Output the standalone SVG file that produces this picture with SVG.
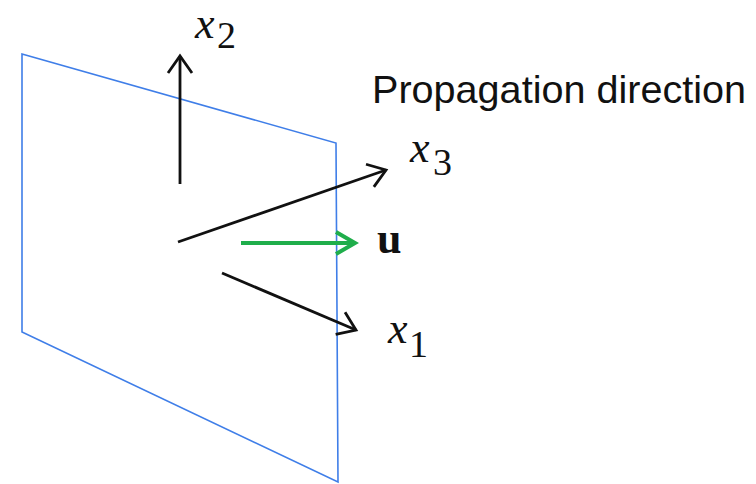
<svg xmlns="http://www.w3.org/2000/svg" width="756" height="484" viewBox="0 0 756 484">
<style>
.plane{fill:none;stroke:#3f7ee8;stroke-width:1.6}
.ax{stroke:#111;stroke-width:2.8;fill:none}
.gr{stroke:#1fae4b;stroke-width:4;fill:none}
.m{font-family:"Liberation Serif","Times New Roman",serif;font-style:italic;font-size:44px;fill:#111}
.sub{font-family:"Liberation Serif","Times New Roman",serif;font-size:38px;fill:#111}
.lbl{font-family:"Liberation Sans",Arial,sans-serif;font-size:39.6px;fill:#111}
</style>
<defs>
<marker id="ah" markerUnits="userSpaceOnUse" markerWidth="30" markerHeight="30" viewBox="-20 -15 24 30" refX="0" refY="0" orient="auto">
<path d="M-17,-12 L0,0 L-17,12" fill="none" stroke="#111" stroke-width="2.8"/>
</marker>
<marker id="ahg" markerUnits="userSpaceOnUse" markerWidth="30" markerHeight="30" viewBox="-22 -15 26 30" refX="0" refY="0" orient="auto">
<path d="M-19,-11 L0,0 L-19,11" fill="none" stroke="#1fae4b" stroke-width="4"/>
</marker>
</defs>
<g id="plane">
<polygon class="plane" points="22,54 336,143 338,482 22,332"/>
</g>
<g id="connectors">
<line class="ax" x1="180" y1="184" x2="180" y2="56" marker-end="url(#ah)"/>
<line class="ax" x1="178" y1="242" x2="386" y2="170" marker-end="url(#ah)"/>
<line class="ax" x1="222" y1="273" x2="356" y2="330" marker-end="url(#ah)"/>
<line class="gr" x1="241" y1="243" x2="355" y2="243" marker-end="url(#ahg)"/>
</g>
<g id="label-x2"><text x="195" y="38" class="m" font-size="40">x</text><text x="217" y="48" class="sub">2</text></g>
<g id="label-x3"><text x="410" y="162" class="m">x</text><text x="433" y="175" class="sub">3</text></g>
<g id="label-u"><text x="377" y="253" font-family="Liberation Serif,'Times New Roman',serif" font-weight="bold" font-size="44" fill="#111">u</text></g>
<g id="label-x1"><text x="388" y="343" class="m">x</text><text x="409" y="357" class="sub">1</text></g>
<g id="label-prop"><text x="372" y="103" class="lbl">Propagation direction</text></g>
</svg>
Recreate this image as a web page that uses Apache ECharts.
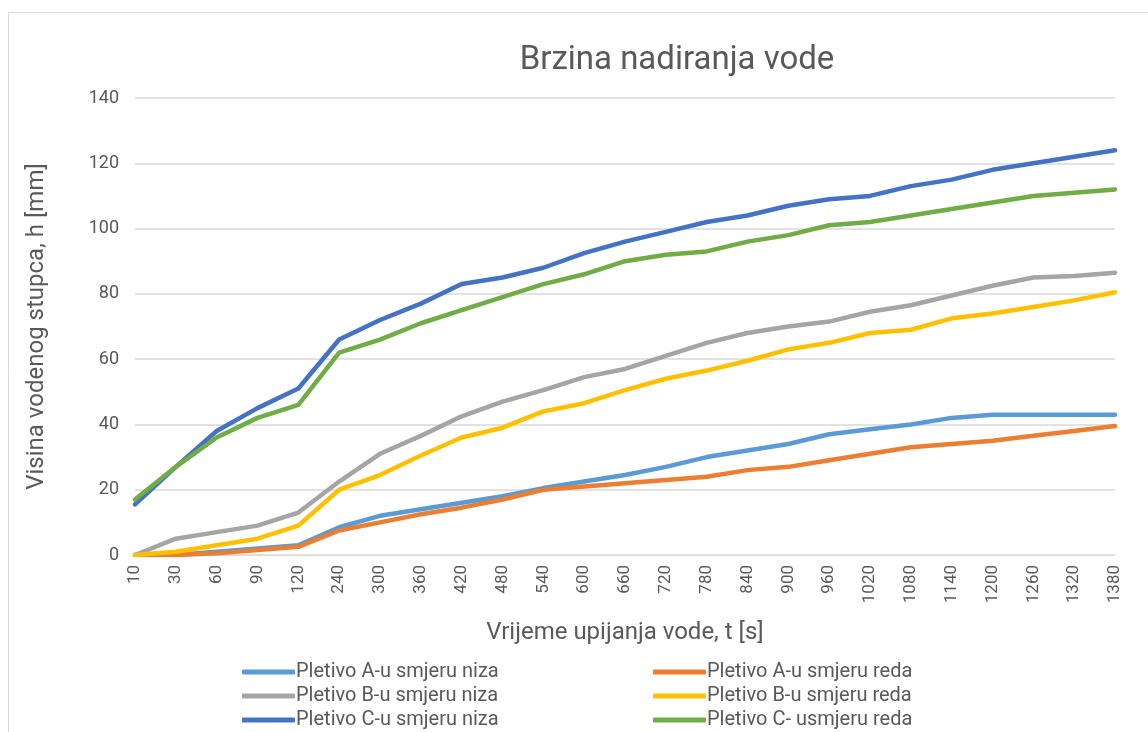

Aim of the task: Repeat the listing in full and exactly. Leave any pictures out.

Exercise solution:
Output the standalone SVG file that produces this picture with SVG.
<svg xmlns="http://www.w3.org/2000/svg" width="756" height="484" viewBox="0 0 756 484">
<style>
.plane{fill:none;stroke:#3f7ee8;stroke-width:1.6}
.ax{stroke:#111;stroke-width:2.8;fill:none}
.gr{stroke:#1fae4b;stroke-width:4;fill:none}
.m{font-family:"Liberation Serif","Times New Roman",serif;font-style:italic;font-size:44px;fill:#111}
.sub{font-family:"Liberation Serif","Times New Roman",serif;font-size:38px;fill:#111}
.lbl{font-family:"Liberation Sans",Arial,sans-serif;font-size:39.6px;fill:#111}
</style>
<defs>
<marker id="ah" markerUnits="userSpaceOnUse" markerWidth="30" markerHeight="30" viewBox="-20 -15 24 30" refX="0" refY="0" orient="auto">
<path d="M-17,-12 L0,0 L-17,12" fill="none" stroke="#111" stroke-width="2.8"/>
</marker>
<marker id="ahg" markerUnits="userSpaceOnUse" markerWidth="30" markerHeight="30" viewBox="-22 -15 26 30" refX="0" refY="0" orient="auto">
<path d="M-19,-11 L0,0 L-19,11" fill="none" stroke="#1fae4b" stroke-width="4"/>
</marker>
</defs>
<g id="plane">
<polygon class="plane" points="22,54 336,143 338,482 22,332"/>
</g>
<g id="connectors">
<line class="ax" x1="180" y1="184" x2="180" y2="56" marker-end="url(#ah)"/>
<line class="ax" x1="178" y1="242" x2="386" y2="170" marker-end="url(#ah)"/>
<line class="ax" x1="222" y1="273" x2="356" y2="330" marker-end="url(#ah)"/>
<line class="gr" x1="241" y1="243" x2="355" y2="243" marker-end="url(#ahg)"/>
</g>
<g id="label-x2"><text x="195" y="38" class="m" font-size="40">x</text><text x="217" y="48" class="sub">2</text></g>
<g id="label-x3"><text x="410" y="162" class="m">x</text><text x="433" y="175" class="sub">3</text></g>
<g id="label-u"><text x="377" y="253" font-family="Liberation Serif,'Times New Roman',serif" font-weight="bold" font-size="44" fill="#111">u</text></g>
<g id="label-x1"><text x="388" y="343" class="m">x</text><text x="409" y="357" class="sub">1</text></g>
<g id="label-prop"><text x="372" y="103" class="lbl">Propagation direction</text></g>
</svg>
Recreate this image as a web page that uses Apache ECharts.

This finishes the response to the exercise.